Se donner le moyen de confronter le deuil

DEUIL. Sujet délicat, souvent abordé avec des pincettes par peur de blesser, le deuil demeure un grand tabou encore aujourd’hui. Si tout le monde y est confronté un jour ou l’autre, peu sont à l’aise d’en parler… et d’en entendre parler.

Qu’il soit en lien avec la perte d’un être cher, d’un emploi, d’autonomie ou autre, le deuil affecte, et peut même laisser des traces. Parlez-en, par exemple, à Karine Leclerc, qui a perdu une bonne douzaine de proches, dont ses parents, avant l’âge de 25 ans. «Mon père biologique est décédé quand j’avais environ un an et demi. Mon père adoptif a suivi quand j’avais 8 ans. Dix ans plus tard, c’était au tour de ma mère, sans compter tous les autres décès survenus [entre-temps et après]…», raconte-t-elle.

Devenue orpheline à l’aube d’être une adulte, la Trifluvienne, aujourd’hui âgée de 41 ans, a vécu une période de tempête. «Ma personnalité a littéralement changé. J’avais peur de tout. Je me suis renfermée sur moi-même car je voulais me protéger. Autour de moi, j’envoyais le message que je n’avais besoin de personne, même si c’était complètement faux.»

Il lui a fallu quatre bonnes années après la mort de sa mère pour se sortir du tourment, ne se reconnaissant tout simplement plus. Pour faire le point  sur ce qu’elle était devenue et tenter de comprendre ce qui avait provoqué ce changement, elle a consulté des spécialistes et s’est intéressée aux relations d’aide. «Ça m’a permis de faire la paix avec moi-même», souligne-t-elle.

Tabou

De leur côté, Véronique Pinard et Audrey Senneville ont chacune perdu leur père au cours des dernières années. «Un deuil, c’est long. Et ça prend beaucoup de place, exprime Véronique. J’ai trouvé ça difficile quand mon père est parti, il y a sept ans, et ma mère a eu encore plus de peine, je crois. Ça m’a beaucoup affectée de la voir souffrir autant.»

«Un deuil, ce n’est jamais terminé, croit Audrey. On apprend à vivre avec, car divers événements de la vie nous rappellent constamment l’absence de l’être perdu.»

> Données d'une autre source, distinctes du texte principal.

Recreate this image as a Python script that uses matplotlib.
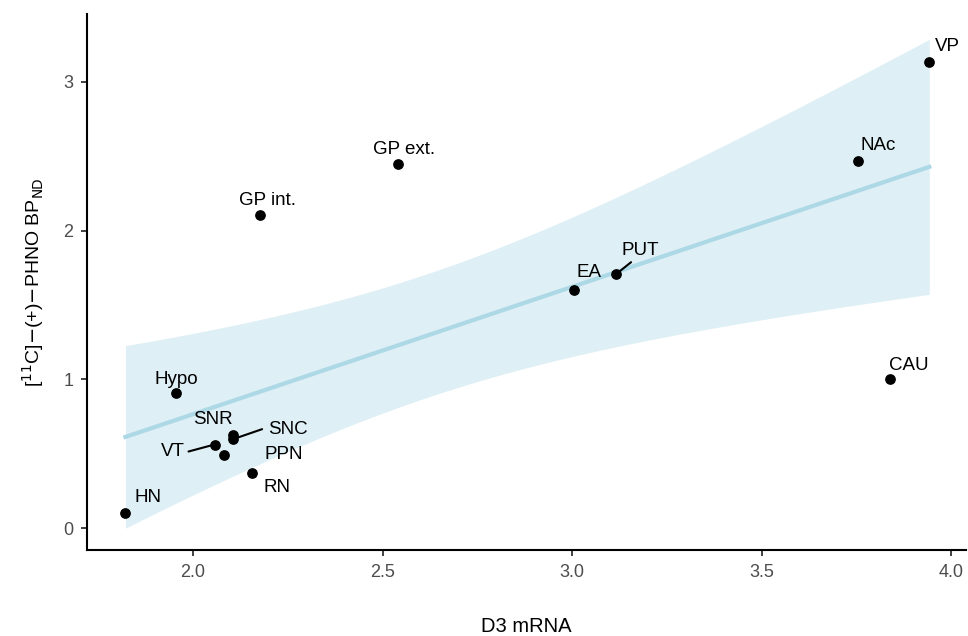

Les trois femmes font le même constat: le deuil, c’est tabou. Les émotions et la mort aussi, ajoute Karine. Elles s’entendent aussi sur le fait qu’il manque cruellement de ressources pour les personnes endeuillées. Et c’est désolant, car les occasions d’en parler s’estompent aussi au fil du temps. «Au début, les gens sont attentionnés et à l’écoute. Mais après quelque temps, ils passent à autre chose. La vie continue», soulève Véronique.

Cafés mortels

Pourtant, parler de son deuil fait toujours du bien, même des années plus tard. Afin d’offrir l’opportunité aux gens de s’exprimer et de vivre leurs émotions sans retenue, Karine Leclerc a décidé d’organiser des rencontres entre personnes endeuillées, qu’elle appelle «Cafés mortels». Une fois par deux mois, depuis juin dernier, les personnes qui en ressentent le besoin se retrouvent au Café Macaron, voisin du St-Hubert de la rue des Forges, pour échanger. Ils y trouvent les oreilles attentives et compréhensives qui font tant de bien.

«Les rencontres sont ouvertes à tout le monde. Les gens y viennent pour échanger sur la mort et ce qui lui est reliée et pour rencontrer d’autres personnes pour qui parler de la mort et du deuil n’est pas tabou», mentionne Karine.

Chaque rencontre est unique. Aucun sujet n’est fixé à l’avance. «On vit le moment présent avec les participants, tout simplement. Il est bon de préciser qu’un café mortel, c’est un espace de partage, et non une thérapie de groupe», nuance-t-elle.

«Les gens sont là pour raconter, pour s’exprimer et pleurer, ajoute Véronique Pinard. Tout ça sans jamais avoir le sentiment d’être jugé. Ça fait du bien.»

«C’est un endroit où on donne et où on reçoit beaucoup à la fois, renchérit Audrey. Chacun est libre de parler ou pas. Les gens écoutent et surtout, comprennent. On peut s’ouvrir et être vulnérable sans gêne.»

«Les histoires qu’on entend sèment l’espoir et permettent de voir la vie autrement. C’est beau de voir qu’une personne est rendue à s’ouvrir et à aller chercher de l’aide pour faire ce fameux pas vers la résilience», conclut Karine.

 

Le saviez-vous?

Les Cafés mortels s’inscrivent dans un mouvement qui existe déjà en Europe et qui commence à percer au Québec.